Zwei befreundete Paare teilen sich im Wendland einen Hof, doch seit der Sohn des einen Paares ertrunken ist, hat sich alles zwischen ihnen verändert.

Worum geht es wirklich?
Schuld, Geheimnisse und Sehnsucht

Lesenswert?
Ja, eine interessante Lektüre für zwischendurch mit ein paar Schwächen.
Das Setting, der teilweise verwunschen wirkende Fluss, der auch Gefahr birgt und das gemeinsame Leben auf dem Hof, die unausgesprochenen Hürden zwischen den Paaren, all das hat mich sehr angesprochen und die Naturbeschreibungen und Eindrücke waren sehr atmosphärisch. Dafür sorgt auch eine durchweg sehr angenehme Erzählweise, kurze Kapitel setzen den Fokus auf unterschiedliche Personen und der Kreis dieser Protagonist*innen wird immer größer, denn immer mehr Personen verstricken sich in den ungeklärten Tod von Aaron und selbst dessen Eltern trauen sich nur begrenzt gegenseitig.
Vor allem Sophie, die Mutter von Aaron, fand ich wunderbar vielschichtig dargestellt und ihre Gedankenwelt sehr bewegend.
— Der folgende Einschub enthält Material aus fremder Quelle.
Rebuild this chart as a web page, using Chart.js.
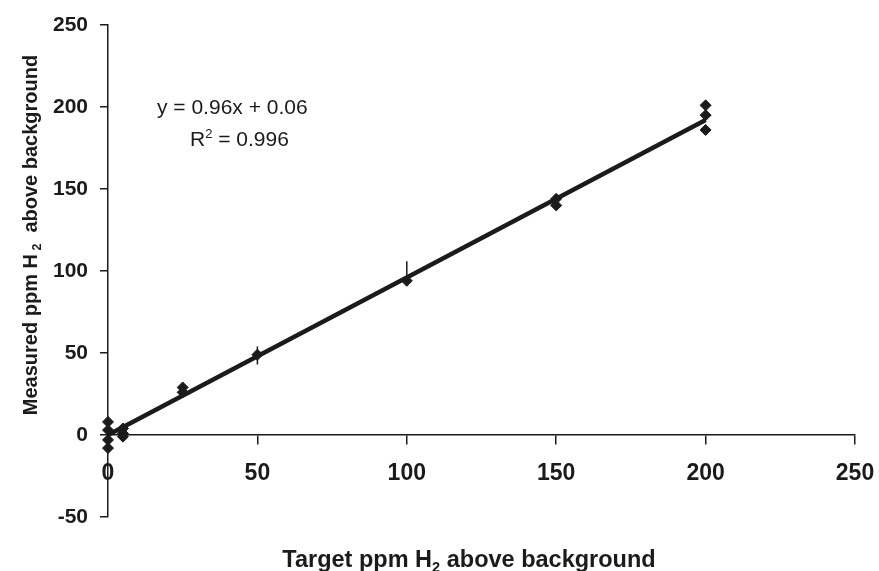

Aber je mehr Figuren in die Geschehnisse vor 13 Monaten verstrickt sind und je mehr stille Post gespielt wird, desto mehr entfernt sich die Geschichte von ihrem atmosphärischen Anfang und zwischenmenschliche Handlungen stehen im Vordergrund, die für mich teilweise aber nicht nachvollziehbar waren. Das Auftauchen von der fremden Frau und wie dadurch Dinge ins Rollen kommen, wirkt seltsam, wie ein unpassendes Objekt, das mit seiner kurzweiligen Anwesenheit etwas auslöst und sich dann wieder in Rauch auflöst. Vielleicht ist aber genau dies beabsichtigt gewesen - für mich war es jedoch eher konstruiert.
Viele Randinformationen werden erzählt, die aber keine bedeutsame Rolle mehr spielen im Verlauf der Geschichte und manche Objekte, die wie ein Schlüssel wirken, bleiben schlicht Objekte ohne noch einen besondere Aufgabe zu erhalten. Das war ein wenig enttäuschend.
Die Autorin beschreibt jedoch sowohl Natur als auch die verschiedenen Beziehungen der Protagonist*innen so realistisch und voller Tiefe, dass es für mich trotz der genannte Kritikpunkte eine schöne Lektüre war. Allerdings keine mit nachhaltigem Leseeindruck. Tatsächlich hätte ich mir weniger Aufregung gewünscht, weniger skandalöse Enthüllungen und mehr emotionale Tiefe auch ohne Geheimnisse. Schließlich bietet dafür der Verlust des Sohnes und das Entfremden zwischen den Freunden schon genug Stoff.